Los juicios de los críticos de entonces fueron de lo más despiadados, incluso el de Juan Posada pese a su condición de matador de toros: “No, eso no es el toreo”. Alfonso Navalón: “Una cobardía sin límites como torero inepto”. Vicente Zabala:”El número de la inhibición”. Joaquín Vidal: “Franciso Romero, alias “El Curro”, fue declarado reo de lesa traición a la fiesta del plebiscito”. Zabala y Vidal eran “curristas” y hasta el prudente José Antonio Donaire le apodó “Curro Camelo”. Pero hubo un apunte irónico por parte de Jorge Laverón: “Que en esta feria de pegapases salga un torero como Curro que no pega ni uno solo, me parece admirable: un oasis en medio de tanta vulgaridad”.

 

El caso es que Romero se mantuvo ocho años más en activo, hasta el 22 de octubre del año 2000, fin del siglo XX, después de más de cuarenta años de actividad y alrededor de 900 corridas.
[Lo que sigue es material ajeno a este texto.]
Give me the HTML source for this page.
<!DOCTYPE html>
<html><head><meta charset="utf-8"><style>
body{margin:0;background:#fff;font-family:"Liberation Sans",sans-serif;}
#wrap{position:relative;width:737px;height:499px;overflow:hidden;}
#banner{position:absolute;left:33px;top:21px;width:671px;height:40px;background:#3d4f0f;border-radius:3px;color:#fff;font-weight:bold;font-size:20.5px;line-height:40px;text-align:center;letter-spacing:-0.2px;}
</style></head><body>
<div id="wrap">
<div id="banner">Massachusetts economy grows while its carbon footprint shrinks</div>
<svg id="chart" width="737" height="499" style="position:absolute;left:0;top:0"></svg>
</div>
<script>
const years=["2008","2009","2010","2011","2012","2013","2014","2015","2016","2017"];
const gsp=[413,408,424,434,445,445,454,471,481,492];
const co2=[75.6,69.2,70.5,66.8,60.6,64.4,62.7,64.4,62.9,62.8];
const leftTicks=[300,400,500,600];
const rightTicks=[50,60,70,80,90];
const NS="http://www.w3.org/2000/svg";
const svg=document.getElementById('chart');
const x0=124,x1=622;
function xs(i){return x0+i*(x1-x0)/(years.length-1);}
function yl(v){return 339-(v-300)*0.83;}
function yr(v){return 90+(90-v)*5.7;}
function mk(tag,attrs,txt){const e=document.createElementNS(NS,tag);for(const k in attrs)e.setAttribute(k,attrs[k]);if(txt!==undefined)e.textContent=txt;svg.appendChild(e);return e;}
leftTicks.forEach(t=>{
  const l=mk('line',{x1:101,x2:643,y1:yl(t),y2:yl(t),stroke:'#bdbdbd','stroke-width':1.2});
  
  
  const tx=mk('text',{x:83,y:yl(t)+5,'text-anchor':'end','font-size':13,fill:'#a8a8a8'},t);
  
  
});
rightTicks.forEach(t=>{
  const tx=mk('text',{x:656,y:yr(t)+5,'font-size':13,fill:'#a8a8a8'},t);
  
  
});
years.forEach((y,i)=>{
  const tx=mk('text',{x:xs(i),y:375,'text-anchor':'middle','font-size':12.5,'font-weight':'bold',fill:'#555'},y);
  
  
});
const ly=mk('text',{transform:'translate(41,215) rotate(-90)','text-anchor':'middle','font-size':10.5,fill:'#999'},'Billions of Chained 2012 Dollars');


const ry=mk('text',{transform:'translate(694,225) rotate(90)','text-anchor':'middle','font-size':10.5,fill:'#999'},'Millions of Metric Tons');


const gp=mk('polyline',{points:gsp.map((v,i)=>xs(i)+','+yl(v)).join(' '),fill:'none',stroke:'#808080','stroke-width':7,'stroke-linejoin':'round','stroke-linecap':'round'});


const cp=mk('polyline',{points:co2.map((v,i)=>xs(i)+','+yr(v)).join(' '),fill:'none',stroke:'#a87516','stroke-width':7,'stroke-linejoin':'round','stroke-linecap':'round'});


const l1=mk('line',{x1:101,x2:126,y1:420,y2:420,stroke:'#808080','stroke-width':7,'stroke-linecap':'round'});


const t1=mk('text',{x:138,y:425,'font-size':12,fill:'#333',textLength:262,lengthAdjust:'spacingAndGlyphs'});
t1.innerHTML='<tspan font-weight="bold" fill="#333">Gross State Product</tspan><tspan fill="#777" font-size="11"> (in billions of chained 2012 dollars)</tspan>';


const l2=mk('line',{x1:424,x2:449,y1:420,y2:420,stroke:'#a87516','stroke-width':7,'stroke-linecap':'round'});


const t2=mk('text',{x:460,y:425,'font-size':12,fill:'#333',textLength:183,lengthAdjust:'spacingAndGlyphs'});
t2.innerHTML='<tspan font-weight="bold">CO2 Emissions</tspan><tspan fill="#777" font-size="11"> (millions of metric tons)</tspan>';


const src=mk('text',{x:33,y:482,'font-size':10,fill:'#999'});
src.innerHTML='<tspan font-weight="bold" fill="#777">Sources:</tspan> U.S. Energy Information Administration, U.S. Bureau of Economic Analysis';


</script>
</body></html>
No era hombre de torear todas las tardes. “Eso no es torear; eso es trabajar”. La despedida tuvo lugar, tras la fallida Feria de San Miguel, en La Algaba, en un festival mano a mano con Morante de la Puebla, torero más completo que Curro y Paula, puede que menos genial. Los dos, el de La Puebla y el de Camas, habían tenido sus diferencias con el hijo de Canorea, Eduardo, y Romero se malició que las cosas no iban a marchar como con el reciente difunto Diodoro y sin Sevilla, pese al fervor no evaporado de los madrileños por escándalos e ignorancias, el porvenir se predecía nublo del todo. No fue el miedo, no.

 

Aquel mismo año 2000, el 18 de diciembre, en Salamanca, José Tomás se negó a matar al segundo toro de Pedro y Verónica Gutiérrez, y al año siguiente, en Madrid, el 1 de junio, oyó los tres avisos en el quinto toro de Adolfo Martín. El que esté libre de pecado que tire la primera piedra.

Hablo de toreros porque desde Zaragoza no puedo hablar de otra cosa. Estamos en el limbo empresarial.